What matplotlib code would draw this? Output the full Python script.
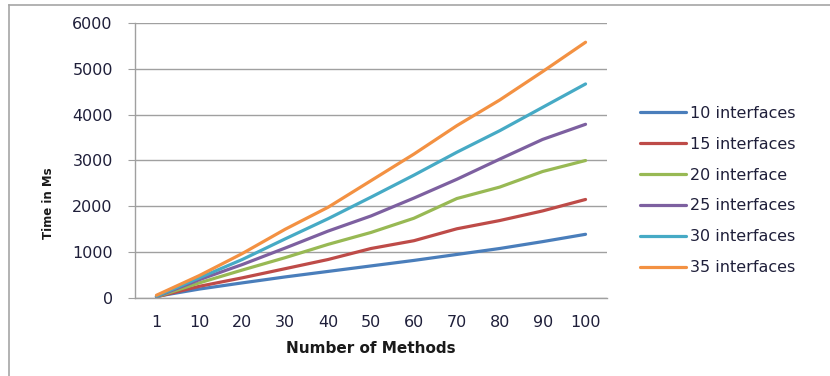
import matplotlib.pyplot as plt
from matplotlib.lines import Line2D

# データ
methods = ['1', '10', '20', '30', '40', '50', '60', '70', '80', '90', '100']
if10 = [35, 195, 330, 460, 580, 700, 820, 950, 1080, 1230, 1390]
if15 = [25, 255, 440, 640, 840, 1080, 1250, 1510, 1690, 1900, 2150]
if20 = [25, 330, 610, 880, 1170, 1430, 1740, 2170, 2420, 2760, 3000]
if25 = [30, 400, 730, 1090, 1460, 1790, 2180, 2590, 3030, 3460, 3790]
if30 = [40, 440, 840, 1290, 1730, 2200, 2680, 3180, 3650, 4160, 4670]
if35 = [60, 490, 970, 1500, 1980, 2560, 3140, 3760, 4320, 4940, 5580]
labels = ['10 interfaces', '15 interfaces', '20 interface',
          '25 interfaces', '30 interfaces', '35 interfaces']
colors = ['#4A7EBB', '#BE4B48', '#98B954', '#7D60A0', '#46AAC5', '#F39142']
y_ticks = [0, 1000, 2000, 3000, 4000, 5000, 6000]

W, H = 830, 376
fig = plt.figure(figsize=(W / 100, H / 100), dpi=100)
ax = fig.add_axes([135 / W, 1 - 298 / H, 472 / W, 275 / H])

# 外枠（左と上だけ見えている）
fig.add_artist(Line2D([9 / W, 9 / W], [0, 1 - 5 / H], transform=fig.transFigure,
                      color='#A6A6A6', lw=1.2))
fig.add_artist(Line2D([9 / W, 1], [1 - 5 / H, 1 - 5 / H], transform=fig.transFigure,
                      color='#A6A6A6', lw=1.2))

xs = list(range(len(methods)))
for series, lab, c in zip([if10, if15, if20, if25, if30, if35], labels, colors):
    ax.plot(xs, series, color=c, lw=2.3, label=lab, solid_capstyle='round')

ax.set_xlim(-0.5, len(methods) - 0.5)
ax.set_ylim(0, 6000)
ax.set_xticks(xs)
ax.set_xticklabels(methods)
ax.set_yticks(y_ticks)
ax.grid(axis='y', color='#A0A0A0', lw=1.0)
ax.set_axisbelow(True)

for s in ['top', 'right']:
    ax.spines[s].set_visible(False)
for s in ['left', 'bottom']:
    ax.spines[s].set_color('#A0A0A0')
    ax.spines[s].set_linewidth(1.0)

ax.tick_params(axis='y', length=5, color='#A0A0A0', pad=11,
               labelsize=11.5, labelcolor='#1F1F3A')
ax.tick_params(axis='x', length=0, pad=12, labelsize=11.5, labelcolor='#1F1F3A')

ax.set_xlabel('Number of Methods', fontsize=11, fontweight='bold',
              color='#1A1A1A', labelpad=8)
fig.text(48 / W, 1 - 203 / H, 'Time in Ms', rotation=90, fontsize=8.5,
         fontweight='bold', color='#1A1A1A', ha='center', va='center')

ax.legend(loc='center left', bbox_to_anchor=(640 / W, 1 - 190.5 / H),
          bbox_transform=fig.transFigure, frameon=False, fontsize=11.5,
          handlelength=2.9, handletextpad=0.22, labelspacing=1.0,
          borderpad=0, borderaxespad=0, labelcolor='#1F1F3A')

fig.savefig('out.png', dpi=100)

----------

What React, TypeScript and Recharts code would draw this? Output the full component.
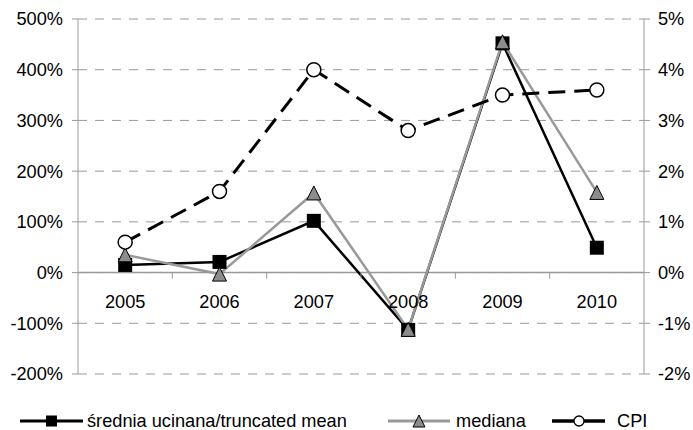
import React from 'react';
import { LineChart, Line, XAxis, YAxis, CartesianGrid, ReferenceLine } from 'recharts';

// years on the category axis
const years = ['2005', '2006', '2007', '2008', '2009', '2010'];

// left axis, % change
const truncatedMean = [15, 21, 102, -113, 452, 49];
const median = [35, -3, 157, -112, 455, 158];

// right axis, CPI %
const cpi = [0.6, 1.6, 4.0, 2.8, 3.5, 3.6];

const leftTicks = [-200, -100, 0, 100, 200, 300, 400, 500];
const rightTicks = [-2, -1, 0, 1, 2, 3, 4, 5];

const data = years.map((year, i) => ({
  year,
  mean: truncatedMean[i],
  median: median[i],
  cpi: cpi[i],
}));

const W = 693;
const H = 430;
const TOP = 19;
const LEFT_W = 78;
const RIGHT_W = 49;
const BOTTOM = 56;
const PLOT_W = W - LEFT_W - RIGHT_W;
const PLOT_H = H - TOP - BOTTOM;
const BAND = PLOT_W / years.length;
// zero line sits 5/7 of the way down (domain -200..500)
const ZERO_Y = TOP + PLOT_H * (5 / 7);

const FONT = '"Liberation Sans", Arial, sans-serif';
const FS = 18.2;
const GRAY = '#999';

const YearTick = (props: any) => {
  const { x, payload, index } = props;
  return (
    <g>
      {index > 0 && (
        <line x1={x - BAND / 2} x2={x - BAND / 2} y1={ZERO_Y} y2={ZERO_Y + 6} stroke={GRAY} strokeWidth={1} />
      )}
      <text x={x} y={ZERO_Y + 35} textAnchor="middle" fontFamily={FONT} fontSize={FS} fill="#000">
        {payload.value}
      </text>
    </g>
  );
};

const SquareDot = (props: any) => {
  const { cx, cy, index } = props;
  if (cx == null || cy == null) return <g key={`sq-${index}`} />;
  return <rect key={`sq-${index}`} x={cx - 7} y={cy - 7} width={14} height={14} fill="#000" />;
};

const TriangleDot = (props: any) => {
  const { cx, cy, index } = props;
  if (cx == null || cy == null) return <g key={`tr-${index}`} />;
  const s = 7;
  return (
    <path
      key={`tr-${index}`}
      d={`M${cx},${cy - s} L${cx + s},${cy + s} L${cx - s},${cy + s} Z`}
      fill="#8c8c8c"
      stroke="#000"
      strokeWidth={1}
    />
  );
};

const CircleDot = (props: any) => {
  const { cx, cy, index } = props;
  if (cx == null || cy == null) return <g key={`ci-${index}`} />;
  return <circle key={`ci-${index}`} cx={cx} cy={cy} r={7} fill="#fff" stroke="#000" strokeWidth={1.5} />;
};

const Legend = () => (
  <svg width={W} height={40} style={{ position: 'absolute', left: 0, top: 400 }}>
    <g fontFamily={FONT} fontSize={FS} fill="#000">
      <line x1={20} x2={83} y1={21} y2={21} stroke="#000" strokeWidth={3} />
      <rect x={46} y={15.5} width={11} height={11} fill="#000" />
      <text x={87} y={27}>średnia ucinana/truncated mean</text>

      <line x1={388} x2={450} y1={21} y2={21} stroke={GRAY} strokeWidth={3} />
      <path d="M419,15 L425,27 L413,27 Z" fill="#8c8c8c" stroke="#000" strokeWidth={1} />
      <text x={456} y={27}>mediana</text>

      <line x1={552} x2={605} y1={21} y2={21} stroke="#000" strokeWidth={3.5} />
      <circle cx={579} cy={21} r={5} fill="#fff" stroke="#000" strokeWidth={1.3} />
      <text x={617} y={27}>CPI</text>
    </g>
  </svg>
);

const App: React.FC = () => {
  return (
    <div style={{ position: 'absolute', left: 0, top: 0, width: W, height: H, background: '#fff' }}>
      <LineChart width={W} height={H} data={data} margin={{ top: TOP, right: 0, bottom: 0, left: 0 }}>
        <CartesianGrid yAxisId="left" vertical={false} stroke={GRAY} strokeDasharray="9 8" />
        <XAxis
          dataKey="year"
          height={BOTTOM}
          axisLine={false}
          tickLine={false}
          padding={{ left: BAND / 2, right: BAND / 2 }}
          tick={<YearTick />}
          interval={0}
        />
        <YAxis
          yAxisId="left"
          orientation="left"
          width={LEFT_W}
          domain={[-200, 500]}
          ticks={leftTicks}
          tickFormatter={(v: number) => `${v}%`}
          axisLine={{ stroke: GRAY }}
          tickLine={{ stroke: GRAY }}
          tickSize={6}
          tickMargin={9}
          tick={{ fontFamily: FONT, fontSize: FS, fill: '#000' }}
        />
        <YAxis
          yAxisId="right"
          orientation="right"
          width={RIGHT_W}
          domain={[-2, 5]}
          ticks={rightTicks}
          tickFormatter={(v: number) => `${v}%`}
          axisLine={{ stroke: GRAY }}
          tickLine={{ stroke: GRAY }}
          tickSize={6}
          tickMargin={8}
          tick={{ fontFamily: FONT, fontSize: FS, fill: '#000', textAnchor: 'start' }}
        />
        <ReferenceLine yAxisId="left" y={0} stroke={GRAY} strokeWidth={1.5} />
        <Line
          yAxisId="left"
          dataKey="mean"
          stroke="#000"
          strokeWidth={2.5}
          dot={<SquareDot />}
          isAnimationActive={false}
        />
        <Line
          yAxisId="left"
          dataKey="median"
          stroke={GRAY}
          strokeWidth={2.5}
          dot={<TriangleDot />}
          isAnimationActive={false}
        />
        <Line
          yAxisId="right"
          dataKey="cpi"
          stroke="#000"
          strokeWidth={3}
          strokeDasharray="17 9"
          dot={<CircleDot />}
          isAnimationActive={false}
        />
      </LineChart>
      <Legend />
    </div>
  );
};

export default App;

----------

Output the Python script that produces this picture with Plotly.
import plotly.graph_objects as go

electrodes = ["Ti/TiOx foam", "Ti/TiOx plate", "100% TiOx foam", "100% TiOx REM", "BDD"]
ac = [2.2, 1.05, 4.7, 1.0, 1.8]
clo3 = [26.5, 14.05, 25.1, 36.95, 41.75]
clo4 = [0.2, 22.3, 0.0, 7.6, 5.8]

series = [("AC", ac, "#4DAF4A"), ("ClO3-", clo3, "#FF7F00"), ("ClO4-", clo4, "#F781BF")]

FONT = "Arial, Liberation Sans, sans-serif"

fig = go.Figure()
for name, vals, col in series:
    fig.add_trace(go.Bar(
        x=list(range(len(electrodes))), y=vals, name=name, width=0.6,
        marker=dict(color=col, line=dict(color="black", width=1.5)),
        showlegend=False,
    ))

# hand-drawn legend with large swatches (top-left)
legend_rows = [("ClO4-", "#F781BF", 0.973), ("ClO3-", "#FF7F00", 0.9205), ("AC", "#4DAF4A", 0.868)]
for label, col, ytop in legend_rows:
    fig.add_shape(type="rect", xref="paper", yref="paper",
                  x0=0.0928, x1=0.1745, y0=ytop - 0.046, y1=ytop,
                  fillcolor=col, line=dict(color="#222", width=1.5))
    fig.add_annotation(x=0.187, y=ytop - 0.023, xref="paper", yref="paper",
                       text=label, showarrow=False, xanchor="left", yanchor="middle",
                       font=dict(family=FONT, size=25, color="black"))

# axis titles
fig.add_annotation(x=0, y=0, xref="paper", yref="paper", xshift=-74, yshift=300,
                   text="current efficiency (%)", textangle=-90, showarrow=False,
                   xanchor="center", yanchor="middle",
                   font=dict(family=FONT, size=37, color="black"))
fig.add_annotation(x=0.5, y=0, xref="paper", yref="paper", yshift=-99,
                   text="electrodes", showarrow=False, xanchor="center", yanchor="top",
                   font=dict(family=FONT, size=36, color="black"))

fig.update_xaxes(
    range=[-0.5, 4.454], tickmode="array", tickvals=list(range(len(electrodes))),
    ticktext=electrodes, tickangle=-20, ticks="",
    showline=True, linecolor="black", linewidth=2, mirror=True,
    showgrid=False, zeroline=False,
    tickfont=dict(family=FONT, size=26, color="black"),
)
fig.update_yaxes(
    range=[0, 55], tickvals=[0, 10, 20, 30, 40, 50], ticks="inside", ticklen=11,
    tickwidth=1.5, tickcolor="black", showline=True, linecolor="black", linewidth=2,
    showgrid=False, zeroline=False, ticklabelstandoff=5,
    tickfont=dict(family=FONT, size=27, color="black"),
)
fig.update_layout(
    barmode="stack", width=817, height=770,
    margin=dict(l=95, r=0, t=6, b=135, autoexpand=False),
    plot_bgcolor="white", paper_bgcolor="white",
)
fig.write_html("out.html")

----------

▸ Exercise description:
Go through the lines above. Select every one that has the string "Output".

▸ Reply:
What matplotlib code would draw this? Output the full Python script.
What React, TypeScript and Recharts code would draw this? Output the full component.
Output the Python script that produces this picture with Plotly.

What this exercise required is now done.